Aim: Read through the data and report every line in which the word "Write" occurs.

Material supplied:
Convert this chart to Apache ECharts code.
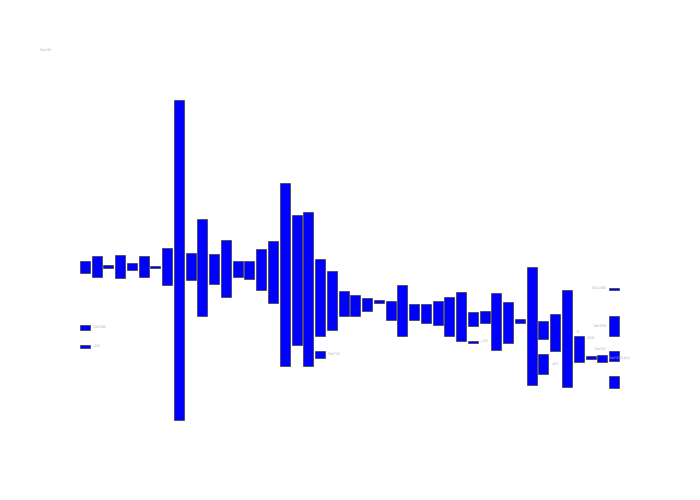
<!DOCTYPE html>
<html>
<head>
<meta charset="utf-8">
<script src="https://cdn.jsdelivr.net/npm/echarts@6/dist/echarts.min.js"></script>
<style>html,body{margin:0;padding:0;background:#fff}#c{width:700px;height:500px}</style>
</head>
<body>
<div id="c"></div>
<script>
// categories (columns) 1..46
var categories = [];
for (var k = 1; k <= 46; k++) categories.push(String(k));

// floating bar segments: column index, low value, high value
var segCategory = [0,0,0,1,2,3,4,5,6,7,8,9,10,11,12,13,14,15,16,17,18,19,20,20,21,22,23,24,25,26,27,28,29,30,31,32,33,33,34,35,36,37,38,39,39,40,41,42,43,44,45,45,45,45];
var segLow  = [167,110,92,163,172,162,170,163,172.5,155,20,160,124,156,143,163,161,150,137,74,95,74,104,82,110,124,124,129,137,120,104,120,117,115,104,99,114,98,117,90,97,117,55,101,66,89,53,78,81.5,78,150,104,79,52];
var segHigh = [179,115,95,184,175,185,177,184,174.5,192,340,187,221,186,200,179,179,191,199,257,225,228,181,89,169,149,145,142,140,139,155,136,136,139,143,148,128,99.5,129,147,138,121,173,119,86,126,150,104,84,85,152,124,89,64];

// small text labels: column, value level, side, text
var labelCategory = [0,0,20,33,39,41,42,45,45,45,45];
var labelValue    = [112.7,94,86,99,76,108,102,152,113.5,90.5,82];
var labelSide     = ['right','right','right','right','right','right','right','left','left','left','inside'];
var labelText     = ['Total 5.000','+3.00','Total 7.00','+1.50','+20.0','+17','-26.00','Total 2.0000','Total 20.00','Total 10.0','Total 12.000 (net)'];
var titleText = 'Chart title';

var segData = [];
for (var i = 0; i < segCategory.length; i++) segData.push([segCategory[i], segLow[i], segHigh[i]]);
var labData = [];
for (var j = 0; j < labelCategory.length; j++) labData.push([labelCategory[j], labelValue[j]]);

var chart = echarts.init(document.getElementById('c'), null, {renderer:'canvas'});
chart.setOption({
  animation:false,
  backgroundColor:'#fff',
  title:{text:titleText, left:35, top:44, textStyle:{fontSize:2.6, color:'#b0b0b0', fontWeight:'normal'}},
  grid:{left:79, right:80, top:80, bottom:60},
  xAxis:{type:'category', data:categories, show:false},
  yAxis:{type:'value', min:0, max:360, show:false},
  series:[{
    type:'custom',
    encode:{x:0, y:[1,2]},
    data:segData,
    renderItem:function(params, api){
      var x = api.value(0), lo = api.value(1), hi = api.value(2);
      var p1 = api.coord([x, hi]), p2 = api.coord([x, lo]);
      var w = api.size([1,0])[0]*0.86;
      return {type:'rect', shape:{x:Math.round(p1[0]-w/2)+0.5, y:Math.round(p1[1])+0.5, width:Math.round(w), height:Math.max(1,Math.round(p2[1]-p1[1]))},
        style:{fill:'#0000ff', stroke:'rgba(70,70,90,0.85)', lineWidth:1}};
    }
  },{
    type:'custom',
    encode:{x:0, y:1},
    data:labData,
    z:5,
    renderItem:function(params, api){
      var i = params.dataIndex;
      var p = api.coord([api.value(0), api.value(1)]);
      var w = api.size([1,0])[0]*0.86;
      var side = labelSide[i];
      var tx = side === 'right' ? p[0]+w/2+3 : (side === 'left' ? p[0]-w/2-3 : p[0]-w/2);
      return {type:'text', x:tx, y:p[1],
        style:{text:labelText[i], fontSize:2.6, fill:'#aab0c4', align: side==='left'?'right':'left', verticalAlign:'middle'}};
    }
  }]
});
</script>
</body>
</html>
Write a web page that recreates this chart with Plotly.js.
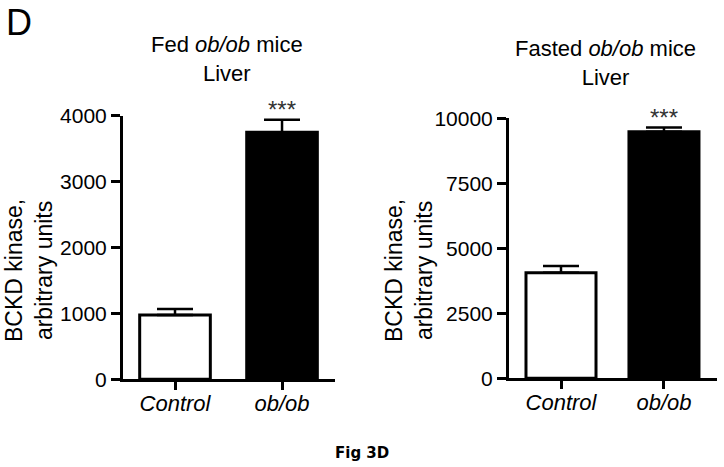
<!DOCTYPE html>
<html>
<head>
<meta charset="utf-8">
<script src="https://cdn.plot.ly/plotly-3.0.1.min.js"></script>
<style>html,body{margin:0;padding:0;background:#fff;}#chart{width:724px;height:467px;}</style>
</head>
<body>
<div id="chart"></div>
<script>
// Data
var categories = ["Control", "ob/ob"];
var categoryLabels = ["<i>Control</i>", "<i>ob/ob</i>"];
var fedValues = [975, 3750];
var fedErrors = [90, 187];
var fastedValues = [4060, 9480];
var fastedErrors = [255, 170];
var fedTicks = [0, 1000, 2000, 3000, 4000];
var fastedTicks = [0, 2500, 5000, 7500, 10000];
var significance = ["", "***"];

var W = 724, H = 467;
var FONT = "Liberation Sans, Arial, sans-serif";
function px(x) { return x / W; }
function py(y) { return (H - y) / H; }

var traces = [
  {
    type: "bar", x: categories, y: fedValues, xaxis: "x", yaxis: "y",
    width: 0.66,
    marker: { color: ["#ffffff", "#000000"], line: { color: "#000000", width: 3 } },
    error_y: { type: "data", symmetric: false, array: fedErrors, arrayminus: [0, 0], color: "#000000", thickness: 2.5, width: 18 },
    hoverinfo: "none"
  },
  {
    type: "bar", x: categories, y: fastedValues, xaxis: "x2", yaxis: "y2",
    width: 0.68,
    marker: { color: ["#ffffff", "#000000"], line: { color: "#000000", width: 3 } },
    error_y: { type: "data", symmetric: false, array: fastedErrors, arrayminus: [0, 0], color: "#000000", thickness: 2.5, width: 18 },
    hoverinfo: "none"
  }
];

var axisCommon = {
  showline: true, linecolor: "#000000", linewidth: 3,
  showgrid: false, zeroline: false,
  ticks: "outside", ticklen: 9, tickwidth: 3, tickcolor: "#000000",
  tickfont: { family: FONT, size: 21, color: "#000000" },
  fixedrange: true
};

function merge(a, b) { var o = {}; for (var k in a) o[k] = a[k]; for (var k2 in b) o[k2] = b[k2]; return o; }

var xTickFont = { family: FONT, size: 22, color: "#000000" };

var layout = {
  width: W, height: H,
  margin: { l: 0, r: 0, t: 0, b: 0 },
  paper_bgcolor: "#ffffff", plot_bgcolor: "#ffffff",
  showlegend: false,
  font: { family: FONT, color: "#000000" },
  xaxis: merge(axisCommon, {
    domain: [px(123), px(335)], anchor: "y",
    type: "category", range: [-0.486, 1.495],
    tickmode: "array", tickvals: categories, ticktext: categoryLabels, ticklen: 8,
    tickfont: xTickFont, ticklabelstandoff: -6
  }),
  yaxis: merge(axisCommon, {
    domain: [py(379.3), py(115.7)], anchor: "x",
    range: [0, 4000], tickmode: "array", tickvals: fedTicks, tickformat: "d"
  }),
  xaxis2: merge(axisCommon, {
    domain: [px(509), px(717)], anchor: "y2",
    type: "category", range: [-0.505, 1.515],
    tickmode: "array", tickvals: categories, ticktext: categoryLabels, ticklen: 8,
    tickfont: xTickFont, ticklabelstandoff: -6
  }),
  yaxis2: merge(axisCommon, {
    domain: [py(378.3), py(118.3)], anchor: "x2",
    range: [0, 10000], tickmode: "array", tickvals: fastedTicks, tickformat: "d"
  }),
  annotations: [
    { text: "D", xref: "paper", yref: "paper", x: px(4), y: py(0), xanchor: "left", yanchor: "top", showarrow: false, font: { family: FONT, size: 36, color: "#000" } },
    { text: "Fed <i>ob/ob</i> mice<br>Liver", xref: "paper", yref: "paper", x: px(227), y: py(59), xanchor: "center", yanchor: "middle", showarrow: false, font: { family: FONT, size: 22, color: "#000" } },
    { text: "Fasted <i>ob/ob</i> mice<br>Liver", xref: "paper", yref: "paper", x: px(605), y: py(63), xanchor: "center", yanchor: "middle", showarrow: false, font: { family: FONT, size: 22, color: "#000" } },
    { text: "BCKD kinase,<br>arbitrary units", xref: "paper", yref: "paper", x: px(29), y: py(271), xanchor: "center", yanchor: "middle", textangle: -90, showarrow: false, font: { family: FONT, size: 23, color: "#000" } },
    { text: "BCKD kinase,<br>arbitrary units", xref: "paper", yref: "paper", x: px(409), y: py(271), xanchor: "center", yanchor: "middle", textangle: -90, showarrow: false, font: { family: FONT, size: 23, color: "#000" } },
    { text: significance[1], xref: "x", yref: "paper", x: categories[1], y: py(109), xanchor: "center", yanchor: "middle", showarrow: false, font: { family: FONT, size: 24, color: "#333" } },
    { text: significance[1], xref: "x2", yref: "paper", x: categories[1], y: py(117), xanchor: "center", yanchor: "middle", showarrow: false, font: { family: FONT, size: 24, color: "#333" } },
    { text: "<b>Fig 3D</b>", xref: "paper", yref: "paper", x: px(362), y: py(453), xanchor: "center", yanchor: "middle", showarrow: false, font: { family: "DejaVu Sans, Verdana, sans-serif", size: 15, color: "#000" } }
  ]
};

Plotly.newPlot("chart", traces, layout, { displayModeBar: false, staticPlot: true });
</script>
</body>
</html>
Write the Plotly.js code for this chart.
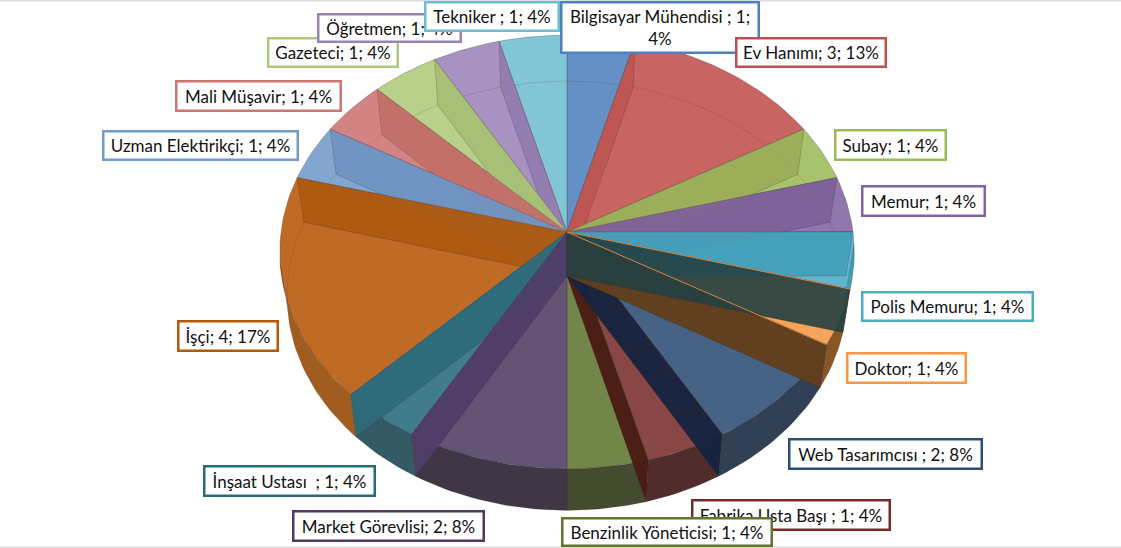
<!DOCTYPE html>
<html>
<head>
<meta charset="utf-8">
<script src="https://cdn.plot.ly/plotly-3.0.1.min.js"></script>
<style>html,body{margin:0;padding:0;background:#fff}#chart{width:1121px;height:548px}</style>
</head>
<body>
<div id="chart"></div>
<script>
// ---- data ----
const categories = ["Bilgisayar Mühendisi ", "Ev Hanımı", "Subay", "Memur", "Polis Memuru", "Doktor", "Web Tasarımcısı ", "Fabrika Usta Başı ", "Benzinlik Yöneticisi", "Market Görevlisi", "İnşaat Ustası  ", "İşçi", "Uzman Elektirikçi", "Mali Müşavir", "Gazeteci", "Öğretmen", "Tekniker "];
const values = [1, 3, 1, 1, 1, 1, 2, 1, 1, 2, 1, 4, 1, 1, 1, 1, 1];

// ---- styles ----
const baseColors = ["#4F81BD", "#C0504D", "#9BBB59", "#8064A2", "#4BACC6", "#F79646", "#2C4D75", "#772C2A", "#5F7530", "#4D3B62", "#276A7C", "#B65708", "#729ACA", "#CD7371", "#AFC97A", "#9B83B8", "#6FBDD1"];
const startWallColors = [null, "#BE5653", "#9BAD58", "#7D6198", "#45A0BB", null, null, null, null, null, null, null, null, null, null, null, null];
const endWallColors = [null, null, null, null, "#234043", "#623E1C", "#17233F", "#4A1A14", null, "#4F3D68", "#2F6B7A", "#AD5A10", "#6F94C2", "#C26F6A", "#A8BF75", "#937DB0", null];
const rimColors = [null, null, null, null, "#3F9CB6", "#85521F", "#2A3A50", "#4A2525", "#3E4528", "#3A3040", "#2C5560", "#9E5818", null, null, null, null, null];
const endWallOrder = [15, 14, 13, 12, 11, 10, 9, 7, 6, 5, 4];

// outer box of each label: left, right, top, bottom
const labelBoxes = [[560,760,1,54],[735,887,37,68],[834,947,129,161],[861,986,185,217],[861,1034,291,322],[846,967,352,384],[788,983,438,470],[691,891,499,531],[561,773,517,547],[292,485,510,542],[203,376,465,497],[177,279,320,352],[102,299,130,161],[175,342,80,112],[267,399,37,68],[317,462,13,43],[424,560,1,32]];
const labelOrder = [7, 8, 6, 5, 4, 3, 2, 0, 1, 9, 10, 11, 12, 13, 14, 15, 16];

// ---- projection of the tilted disc ----
const disc = {cx: 567, cy: 232, a: 286, b: 215, k: 0.092, depth: 44, bottomX: 0.975, bottomY: 0.99};
function rimPoint(deg, bottom) {
  const t = deg * Math.PI / 180, u = Math.sin(t), v = -Math.cos(t), d = 1 - disc.k * v;
  return bottom
    ? [disc.cx + disc.bottomX * disc.a * u / d, disc.cy + disc.depth + disc.bottomY * disc.b * v / d]
    : [disc.cx + disc.a * u / d, disc.cy + disc.b * v / d];
}
function arc(a0, a1, bottom) {
  const pts = [], n = Math.max(2, Math.ceil(Math.abs(a1 - a0) / 1.5));
  for (let i = 0; i <= n; i++) pts.push(rimPoint(a0 + (a1 - a0) * i / n, bottom));
  return pts;
}
function poly(points, fill, name, line, width) {
  const closed = points.concat([points[0]]);
  return {
    type: "scatter", mode: "lines", fill: "toself", fillcolor: fill,
    x: closed.map(p => p[0]), y: closed.map(p => p[1]),
    line: {color: line || "rgba(70,50,50,0.4)", width: width === undefined ? 0.7 : width},
    name: name, text: name, hoverinfo: "text", showlegend: false
  };
}
function alpha(hex, o) {
  const n = parseInt(hex.slice(1), 16);
  return "rgba(" + (n >> 16) + "," + ((n >> 8) & 255) + "," + (n & 255) + "," + o + ")";
}

const total = values.reduce((s, v) => s + v, 0);
const starts = [], ends = [];
values.reduce((acc, v, i) => { starts[i] = acc; ends[i] = acc + v / total * 360; return ends[i]; }, 0);
const labels = categories.map((c, i) => c + "; " + values[i] + "; " + Math.round(values[i] / total * 100) + "%");

const traces = [];
const apexT = [disc.cx, disc.cy], apexB = [disc.cx, disc.cy + disc.depth];

// top faces
categories.forEach((c, i) => {
  traces.push(poly([apexT].concat(arc(starts[i], ends[i], false)), alpha(baseColors[i], 0.88), labels[i]));
});
// back edge of the lower disc, seen through the top
[[262, 360], [0, 90]].forEach(r => {
  const pts = arc(r[0], r[1], true);
  traces.push({type: "scatter", mode: "lines", x: pts.map(p => p[0]), y: pts.map(p => p[1]),
    line: {color: "rgba(80,50,50,0.22)", width: 0.8}, hoverinfo: "skip", showlegend: false});
});
// outer wall at the front
categories.forEach((c, i) => {
  if (!rimColors[i]) return;
  const a0 = Math.max(starts[i], 93), a1 = Math.min(ends[i], 262);
  traces.push(poly(arc(a0, a1, false).concat(arc(a1, a0, true)), alpha(rimColors[i], 0.97), labels[i], "rgba(50,40,40,0.3)", 0.5));
});
// radial walls
function wall(deg, color, i) {
  const top = rimPoint(deg, false), bot = rimPoint(deg, true);
  traces.push(poly([apexT, top, bot, apexB], color, labels[i], "rgba(60,40,40,0.35)", 0.6));
}
categories.forEach((c, i) => { if (startWallColors[i]) wall(starts[i], alpha(startWallColors[i], 0.95), i); });
endWallOrder.forEach(i => { if (endWallColors[i]) wall(ends[i], alpha(endWallColors[i], i === 4 ? 0.9 : 0.96), i); });
// orange edges of the Doktor slice, showing through the wall above them
[starts[5], ends[5]].forEach(d => {
  const p = rimPoint(d, false);
  traces.push({type: "scatter", mode: "lines", x: [apexT[0], p[0]], y: [apexT[1], p[1]],
    line: {color: "#D9853A", width: 1}, hoverinfo: "skip", showlegend: false});
});

// labels
const annotations = labelOrder.map(i => {
  const b = labelBoxes[i];
  return {
    xref: "x", yref: "y", x: (b[0] + b[1]) / 2, y: (b[2] + b[3]) / 2,
    xanchor: "center", yanchor: "middle",
    text: i === 0 ? "Bilgisayar Mühendisi ; 1;<br>4%" : labels[i],
    showarrow: false, align: "center",
    width: b[1] - b[0] - 5, height: b[3] - b[2] - 5,
    bgcolor: "#FFFFFF", bordercolor: baseColors[i], borderwidth: 2.5, borderpad: 0,
    font: {family: "Lato, Carlito, sans-serif", size: 17, color: "#111"}
  };
});

const layout = {
  width: 1121, height: 548,
  margin: {l: 0, r: 0, t: 0, b: 0},
  paper_bgcolor: "#fff", plot_bgcolor: "#fff",
  showlegend: false,
  xaxis: {range: [0, 1121], visible: false, fixedrange: true},
  yaxis: {range: [548, 0], visible: false, fixedrange: true},
  annotations: annotations,
  shapes: [
    {type: "line", xref: "paper", yref: "paper", x0: 0, x1: 1, y0: 0.999, y1: 0.999, line: {color: "#DEDEDE", width: 2}},
    {type: "line", xref: "paper", yref: "paper", x0: 0, x1: 1, y0: 0.001, y1: 0.001, line: {color: "#DEDEDE", width: 2}}
  ]
};
Plotly.newPlot("chart", traces, layout, {displayModeBar: false, responsive: false});
</script>
</body>
</html>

Solution to the exercise:
Write a web page that recreates this chart with Plotly.js.
Write the Plotly.js code for this chart.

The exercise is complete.